Dr. Ling Awarded NIH Grant to Study Right Ventricle Dysfunction in Peds

November 22, 2021

Bruce Ling, PhD was awarded a grant from NIH to study right ventricle dysfunction in pediatric patients. The almost $200,000 in funding will support his project: An automated system to interpret echocardiography to predict adverse outcomes in patients with right ventricular dysfunction in daily hospital practice.

"As a PhD heading a translational medicine laboratory at Stanford, I have established a lot of collaboration with my peers of physician-scientists," said Dr. Ling. "During a brainstorming session, Drs. [Charitha Doodipala] Reddy and [Doff] McElhinney came up with the idea of leveraging our lab’s deep learning experience to solve their unmet medical needs."

Our current most common imaging modality, echocardiograms, are notoriously not great at assessing the health of the right ventricle because of its odd shape," said Dr. Reddy, a pediatric cardiologist. "We are interested in using AI and longitudinal outcomes for some of these complex patients to be able to create a more standardized and accurate approach to assessing the health of the right ventricle."

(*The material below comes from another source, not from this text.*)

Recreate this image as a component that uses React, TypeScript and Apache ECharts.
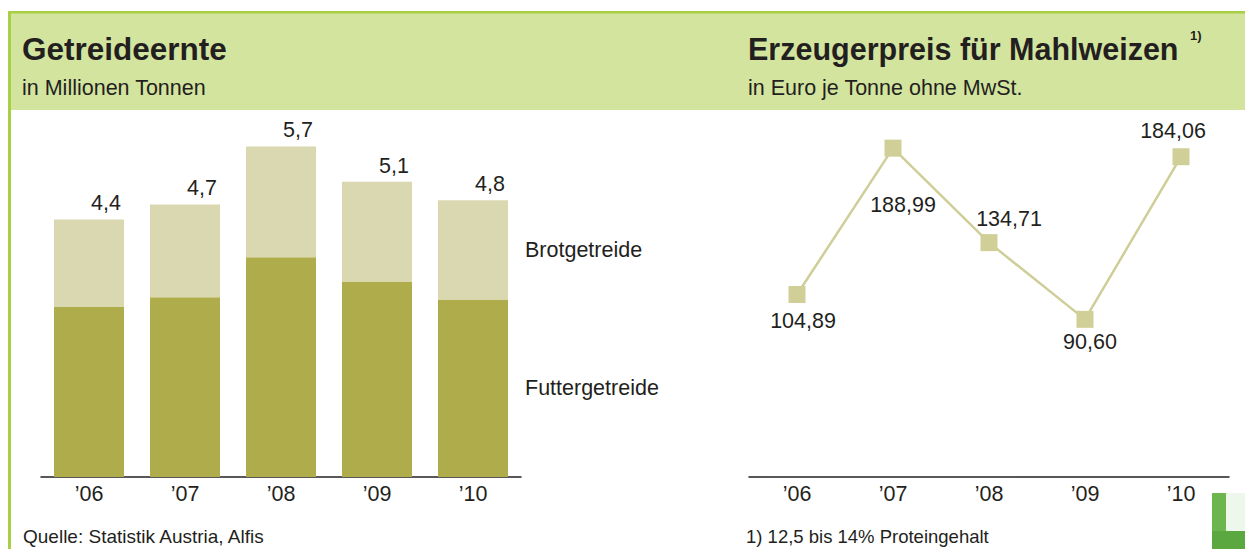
import React, { useEffect, useRef } from "react";
import * as echarts from "echarts";

const years = ["’06", "’07", "’08", "’09", "’10"];
const futtergetreide = [2.93, 3.1, 3.79, 3.37, 3.06];
const brotgetreide = [1.51, 1.6, 1.91, 1.72, 1.71];
const erntegesamt = [4.4, 4.7, 5.7, 5.1, 4.8];
const preise = [104.89, 188.99, 134.71, 90.6, 184.06];
const preisLabelOffsets: [number, number][] = [
  [6, 27],
  [10, 57],
  [20, -24],
  [5, 23],
  [-8, -26],
];

const FONT = "'Liberation Sans', Arial, Helvetica, sans-serif";
const TXT = "#231f20";
const LBL = 21.5;
const fmt = (v: number, d: number) => v.toFixed(d).replace(".", ",");

export default function App() {
  const ref = useRef<HTMLDivElement>(null);
  useEffect(() => {
    if (!ref.current) return;
    const chart = echarts.init(ref.current, undefined, { renderer: "svg" });
    const last = years.length - 1;
    const axisCommon = {
      type: "category" as const,
      data: years,
      boundaryGap: true,
      axisLine: { show: true, lineStyle: { color: "#231f20", width: 1.5 } },
      axisTick: { show: false },
      axisLabel: { color: TXT, fontSize: LBL, fontFamily: FONT, margin: 6 },
      splitLine: { show: false },
    };
    const sideLabel = {
      show: true,
      position: "right",
      distance: 17,
      formatter: "{a}",
      color: TXT,
      fontSize: LBL,
      fontFamily: FONT,
    };
    chart.setOption({
      animation: false,
      backgroundColor: "#ffffff",
      grid: [
        { left: 41, top: 129, width: 480, height: 348 },
        { left: 749, top: 129, width: 480, height: 348 },
      ],
      xAxis: [
        { ...axisCommon, gridIndex: 0 },
        { ...axisCommon, gridIndex: 1 },
      ],
      yAxis: [
        { type: "value", gridIndex: 0, min: 0, max: 6, show: false, splitLine: { show: false } },
        { type: "value", gridIndex: 1, min: 0, max: 200, show: false, splitLine: { show: false } },
      ],
      series: [
        {
          name: "Futtergetreide",
          type: "bar",
          stack: "ernte",
          xAxisIndex: 0,
          yAxisIndex: 0,
          barWidth: 70,
          itemStyle: { color: "#afac4c" },
          data: futtergetreide.map((v, i) =>
            i === last ? { value: v, label: sideLabel } : v
          ),
        },
        {
          name: "Brotgetreide",
          type: "bar",
          stack: "ernte",
          xAxisIndex: 0,
          yAxisIndex: 0,
          barWidth: 70,
          itemStyle: { color: "#dad8b0" },
          data: brotgetreide.map((v, i) =>
            i === last ? { value: v, label: sideLabel } : v
          ),
        },
        {
          name: "Gesamt",
          type: "scatter",
          xAxisIndex: 0,
          yAxisIndex: 0,
          symbolSize: 1,
          itemStyle: { color: "rgba(0,0,0,0)", opacity: 1 },
          label: {
            show: true,
            position: "inside",
            offset: [17, -16],
            formatter: (p: any) => fmt(erntegesamt[p.dataIndex], 1),
            color: TXT,
            opacity: 1,
            fontSize: LBL,
            fontFamily: FONT,
          },
          data: futtergetreide.map((v, i) => v + brotgetreide[i]),
        },
        {
          name: "Erzeugerpreis",
          type: "line",
          xAxisIndex: 1,
          yAxisIndex: 1,
          symbol: "rect",
          symbolSize: 17,
          lineStyle: { color: "#cfce98", width: 2.5 },
          itemStyle: { color: "#d0cf98" },
          data: preise.map((v, i) => ({
            value: v,
            label: {
              show: true,
              position: "inside",
              offset: preisLabelOffsets[i],
              formatter: () => fmt(v, 2),
              color: TXT,
              fontSize: LBL,
              fontFamily: FONT,
            },
          })),
        },
      ],
      graphic: [
        { type: "rect", shape: { x: 11, y: 13, width: 1234, height: 97 }, style: { fill: "#d3e49e" }, z: -10 },
        { type: "rect", shape: { x: 8, y: 11, width: 1237, height: 2.5 }, style: { fill: "#a8cf45" }, z: -9 },
        { type: "rect", shape: { x: 8, y: 11, width: 3, height: 538 }, style: { fill: "#a8cf45" }, z: -9 },
        {
          type: "text", x: 22, y: 49,
          style: { text: "Getreideernte", font: `bold 31.5px ${FONT}`, fill: TXT, verticalAlign: "middle" },
        },
        {
          type: "text", x: 22, y: 88,
          style: { text: "in Millionen Tonnen", font: `21.5px ${FONT}`, fill: TXT, verticalAlign: "middle" },
        },
        {
          type: "text", x: 748, y: 49,
          style: { text: "Erzeugerpreis für Mahlweizen", font: `bold 30.5px ${FONT}`, fill: TXT, verticalAlign: "middle" },
        },
        {
          type: "text", x: 1190, y: 35,
          style: { text: "1)", font: `bold 13px ${FONT}`, fill: TXT, verticalAlign: "middle" },
        },
        {
          type: "text", x: 748, y: 88,
          style: { text: "in Euro je Tonne ohne MwSt.", font: `21.5px ${FONT}`, fill: TXT, verticalAlign: "middle" },
        },
        {
          type: "text", x: 23, y: 536,
          style: { text: "Quelle: Statistik Austria, Alfis", font: `19px ${FONT}`, fill: TXT, verticalAlign: "middle" },
        },
        {
          type: "text", x: 746, y: 536,
          style: { text: "1) 12,5 bis 14% Proteingehalt", font: `18.5px ${FONT}`, fill: TXT, verticalAlign: "middle" },
        },
        { type: "rect", shape: { x: 1212, y: 493, width: 33, height: 56 }, style: { fill: "#eef7ec" } },
        { type: "rect", shape: { x: 1212, y: 493, width: 14, height: 56 }, style: { fill: "#6cb64e" } },
        { type: "rect", shape: { x: 1212, y: 531, width: 33, height: 18 }, style: { fill: "#5aa83f" } },
      ],
    });
    return () => chart.dispose();
  }, []);
  return (
    <div
      ref={ref}
      style={{ position: "absolute", left: 0, top: 0, width: 1245, height: 549 }}
    />
  );
}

Reddy says this will have significant downstream effects in terms of surgical decision-making, decreasing healthcare costs, and other treatment management strategies.

The team will use Tetrology of Fallot (TOF) snd pulmonary hypertension (PH) as their “abnormals” to ensure the model can differentiate between volume and pressure-loaded right ventricles. According to a 2018 paper, TOF represents approximately 7%-10% of congenital heart diseases and Reddy says PH is seen quite commonly in neonates as a secondary cause.

"I think ultimately we will likely broaden to all sorts of RV pathologies," said Reddy.